Но футуристов все еще не было. Однако из-за усиливающегося шума и стука пришлось дать занавес и начать программу. Она была составлена из некоторых номеров премьеры театра миниатюр и выступлений поэтов. «Миниатюрные» номера никто не слушал, да и артисты не слыхали ни своего голоса, ни реплик от все еще усиливающегося шума, в котором все яснее слышались крики:
– Футуристов! Футуристов!»
Пришлось пойти на полумеру: «Чтобы успокоить зал, решили выпустить на сцену другую знаменитость – поэта Бальмонта. Но он уже успел не раз побывать около буфетной стойки и еле вышел на сцену. Бальмонт и всегда-то читал свои стихи довольно тихим голосом, а на этот раз создалось впечатление, что он беззвучно открывает рот. Это еще более раззадорило подвыпившую публику, которая выла, орала и стучала все громче.
Бальмонт, разозлившись, повернулся и ушел. Зал взревел… Дали занавес, затем выпустили какую-то певицу в нарядном белом туалете. На какое-то время наступила относительная тишина.
Вдруг, когда певица добросовестно выводила свои рулады, на ярко освещенную сцену вступил Маяковский и стал пересекать ее крупными и медленными шагами, выбрасывая вперед коленки и дразня всех своей необычной черно-оранжевой блузой.
Зал взорвался… Маяковский шагал. Его высокая фигура почти уже вдвинулась в кулису, когда из зала кто-то взвизгнул:
– Рыжего!
Зал заулюлюкал и подхватил выкрик. Маяковский остановился, повернулся лицом к столикам с розовыми лампочками и галдевшими гостями, затем спокойно прогромыхал тяжелыми башмаками к рампе. Все утихло».
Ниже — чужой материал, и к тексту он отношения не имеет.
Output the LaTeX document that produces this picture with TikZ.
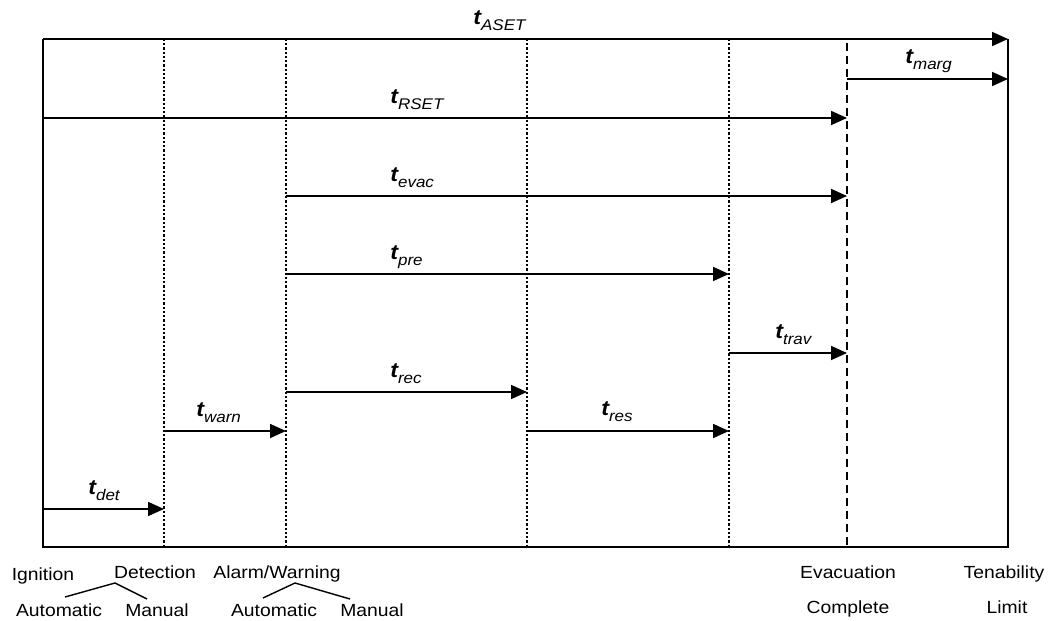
\documentclass[tikz,border=0pt]{standalone}
\usepackage{fontspec}
\setmainfont[FakeStretch=1.1]{Liberation Sans}
\usetikzlibrary{arrows.meta}

\newcommand{\tsub}[1]{{\fontsize{12}{13}\selectfont\bfseries\itshape t}\raisebox{-3.4pt}{\fontsize{8.8}{9}\selectfont\itshape #1}}

\begin{document}
\begin{tikzpicture}[x=0.02cm,y=-0.02cm]
\useasboundingbox (0,0) rectangle (1055,621);

% time points and rows
\coordinate (Ign) at (43,0);
\coordinate (Det) at (164,0);
\coordinate (Alm) at (286,0);
\coordinate (Rec) at (527,0);
\coordinate (Pre) at (729,0);
\coordinate (Evc) at (847,0);
\coordinate (Ten) at (1008,0);

\coordinate (top) at (0,39);
\coordinate (bot) at (0,547);
\coordinate (rMarg) at (0,79);
\coordinate (rRSET) at (0,118);
\coordinate (rEvac) at (0,196);
\coordinate (rPre) at (0,274);
\coordinate (rTrav) at (0,353);
\coordinate (rRec) at (0,392);
\coordinate (rWarn) at (0,431);
\coordinate (rDet) at (0,509);

% frame and time lines
\draw[line width=0.03cm] (Ign |- top) -- (Ign |- bot) -- (Ten |- bot) -- (Ten |- top);
\begin{scope}[line width=0.025cm, dash pattern=on 0.045cm off 0.04cm]
    \draw (Det |- top) -- (Det |- bot);
    \draw (Alm |- top) -- (Alm |- bot);
    \draw (Rec |- top) -- (Rec |- bot);
    \draw (Pre |- top) -- (Pre |- bot);
\end{scope}
\coordinate (evtop) at (847,43);
\draw[line width=0.055cm, dash pattern=on 0.16cm off 0.1cm] (evtop) -- (Evc |- bot);

% time intervals
\begin{scope}[>={Triangle[length=0.32cm,width=0.28cm]},
              every edge/.style={draw=black,line width=0.036cm}]
    \path [->] (Ign |- top) edge (Ten |- top);
    \path [->] (Evc |- rMarg) edge (Ten |- rMarg);
    \path [->] (Ign |- rRSET) edge (Evc |- rRSET);
    \path [->] (Alm |- rEvac) edge (Evc |- rEvac);
    \path [->] (Alm |- rPre) edge (Pre |- rPre);
    \path [->] (Pre |- rTrav) edge (Evc |- rTrav);
    \path [->] (Alm |- rRec) edge (Rec |- rRec);
    \path [->] (Det |- rWarn) edge (Alm |- rWarn);
    \path [->] (Rec |- rWarn) edge (Pre |- rWarn);
    \path [->] (Ign |- rDet) edge (Det |- rDet);
\end{scope}

% interval labels
\begin{scope}[every node/.style={anchor=base west,inner sep=0pt}]
    \node (lASET) at (473,25) {\tsub{ASET}};
    \node (lMarg) at (905,64) {\tsub{marg}};
    \node (lRSET) at (390,104) {\tsub{RSET}};
    \node (lEvac) at (390,182) {\tsub{evac}};
    \node (lPre) at (390,260) {\tsub{pre}};
    \node (lTrav) at (775,339) {\tsub{trav}};
    \node (lRec) at (390,378) {\tsub{rec}};
    \node (lWarn) at (196,417) {\tsub{warn}};
    \node (lRes) at (601,416) {\tsub{res}};
    \node (lDet) at (88,495) {\tsub{det}};
\end{scope}

% events
\begin{scope}[every node/.style={anchor=base,inner sep=0pt,font=\fontsize{10}{11}\selectfont}]
    \node (ignition) at (43,580) {Ignition};
    \node (detection) at (155,578) {Detection};
    \node (alarm) at (277,578) {Alarm/Warning};
    \node (dauto) at (59,616) {Automatic};
    \node (dman) at (157,616) {Manual};
    \node (aauto) at (274,616) {Automatic};
    \node (aman) at (372,616) {Manual};
    \node (evac1) at (848,578) {Evacuation};
    \node (evac2) at (848,613) {Complete};
    \node (ten1) at (1004,578) {Tenability};
    \node (ten2) at (1007,613) {Limit};
\end{scope}

\coordinate (dtop) at (115,583);
\coordinate (dleft) at (65,597);
\coordinate (dright) at (147,599);
\coordinate (atop) at (295,583);
\coordinate (aleft) at (263,598);
\coordinate (aright) at (350,599);
\draw[line width=0.028cm] (dleft) -- (dtop) -- (dright);
\draw[line width=0.028cm] (aleft) -- (atop) -- (aright);
\end{tikzpicture}
\end{document}
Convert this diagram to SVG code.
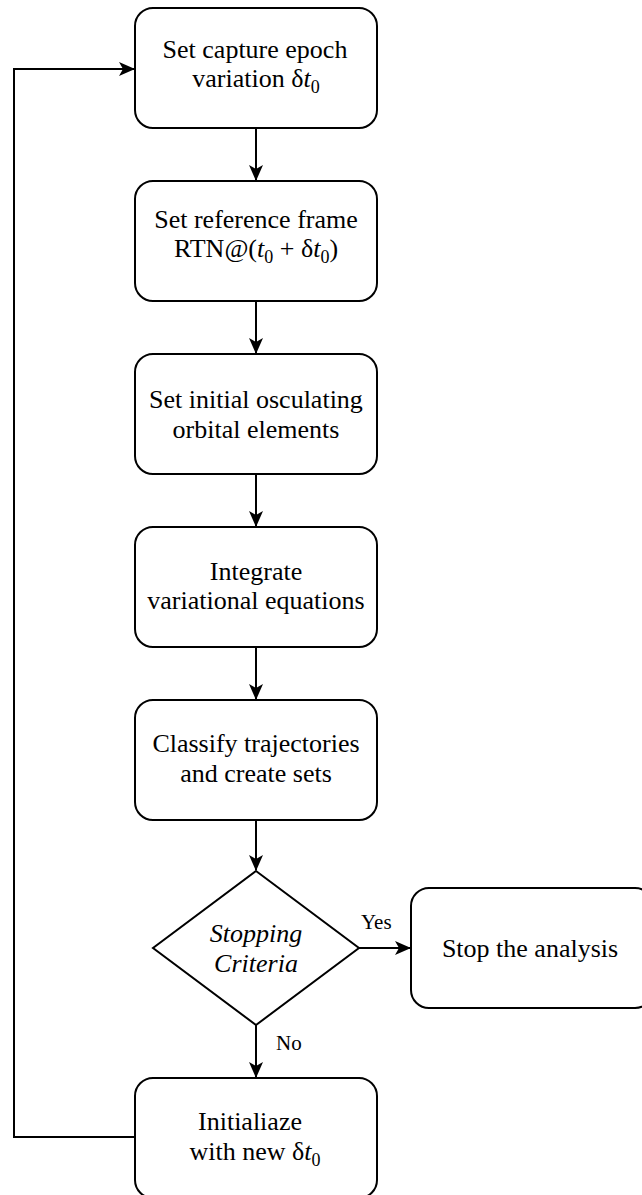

Но Владимир Владимирович имел, что называется, фигу в кармане. Он начал читать не что-нибудь, а свое «первое социально-обличительное» стихотворение «Нате!»:
Через час отсюда в чистый переулок
вытечет по человеку ваш обрюзгший жир,
а я вам открыл столько стихов шкатулок,
я – бесценных слов мот и транжир.
Вот вы, мужчина, у вас в усах капуста
Где-то недокушанных, недоеденных щей;
вот вы, женщина, на вас белила густо,
вы смотрите устрицей из раковин вещей.
Зрители заплатили немалые деньги – и получили такую вот отповедь. Можно представить себе, что за этим последовало: «Маяковский закончил. Публика взвыла. Потом в зал плюхнулось, как огромная жаба, только одно-единственное слово, брошенное Маяковским прямо в раскрасневшиеся, пьяные и злые лица, и тут рухнули с потолка все балки…
По крайней мере, так показалось в первый момент, потому что все в зале взвилось, полетело, зазвенело, завизжало…
Маяковский так же спокойно повернулся и теми же широкими и медленными шагами удалился.